Business Chapter 7: When a troubled business is badly in debt and unable to service that debt or pay its creditors, it may file (or be forced by its creditors to file) for bankruptcy in a federal court under Chapter 7. A Chapter 7 filing means that the business ceases operations.  

A Chapter 7 Trustee is appointed almost immediately. The Trustee generally sells all the assets and distributes the proceeds to the creditors.



Individual Chapter 7 : Individuals can file for bankruptcy in a federal court under Chapter 7 ("straight bankruptcy", or liquidation) or Chapter 13 (a "reorganization", or debt adjustment case).  In a Chapter 7 bankruptcy, the individual is allowed to keep certain exempt property. Most liens, however survive. The value of property which can be claimed as exempt varies from state-to-state. Other assets, if any, are sold (liquidated) by the interim trustee to repay creditors. Many types of unsecured debt are cancelled. There are 19 (as of 2005) general classes of debt that are not discharged in a Chapter 7. Common exceptions to discharge include child support, most taxes, most student loans, and fines and restitution imposed by a court for any crimes committed by the debtor.

A disadvantage of filing for personal bankruptcy is that a record of it stays on the individual's credit report for 10 years. This may make credit less available and/or terms less favorable. That must be balanced against the removal of actual debt from the filer's record by the bankruptcy, which tends to improve creditworthiness.  Future ability to obtain credit is dependent on multiple factors and difficult to predict. See our Credit Center for more information and consumer rights.

Another aspect to consider is whether the debtor can avoid a challenge by the United States Trustee to his or her Chapter 7 filing as abusive. One factor in considering whether the U.S. Trustee can prevail in a challenge to the debtor's Chapter 7 filing is whether the debtor can otherwise afford to repay some or all of his debts out of disposable income in the five year time frame provided by Chapter 13. If so, then the U.S. Trustee may succeed in preventing the debtor from receiving a discharge under Chapter 7, effectively forcing the debtor into Chapter 13.
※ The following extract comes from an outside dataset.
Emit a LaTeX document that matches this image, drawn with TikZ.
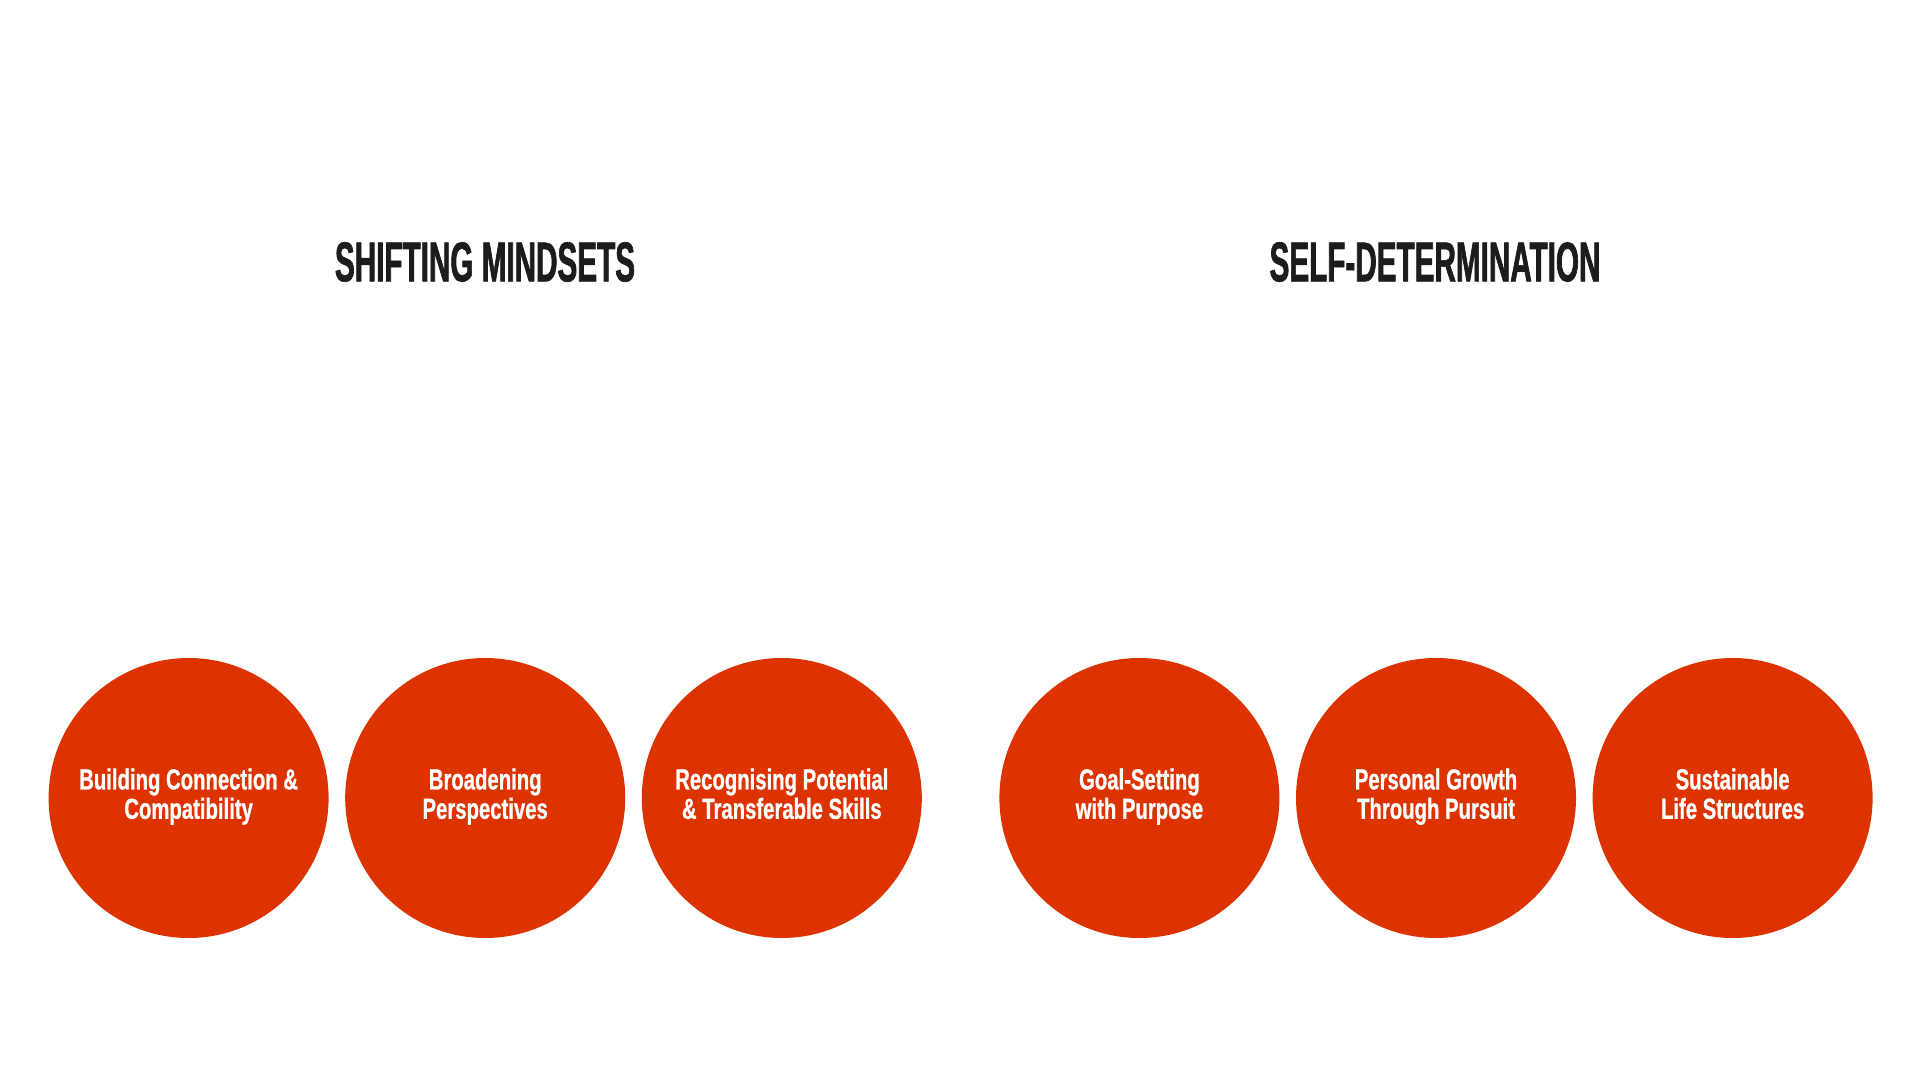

It is widely held amongst bankruptcy practitioners that the U.S. Trustee has become much more aggressive in recent times in pursuing (what the U.S. Trustee believes to be) abusive Chapter 7 filings.  The Bankruptcy Abuse Prevention and Consumer Protection Act of 2005 has clarified this area of concern by making changes to the U.S. Bankruptcy Code that include, along with many other reforms, language imposing a means test for Chapter 7 cases.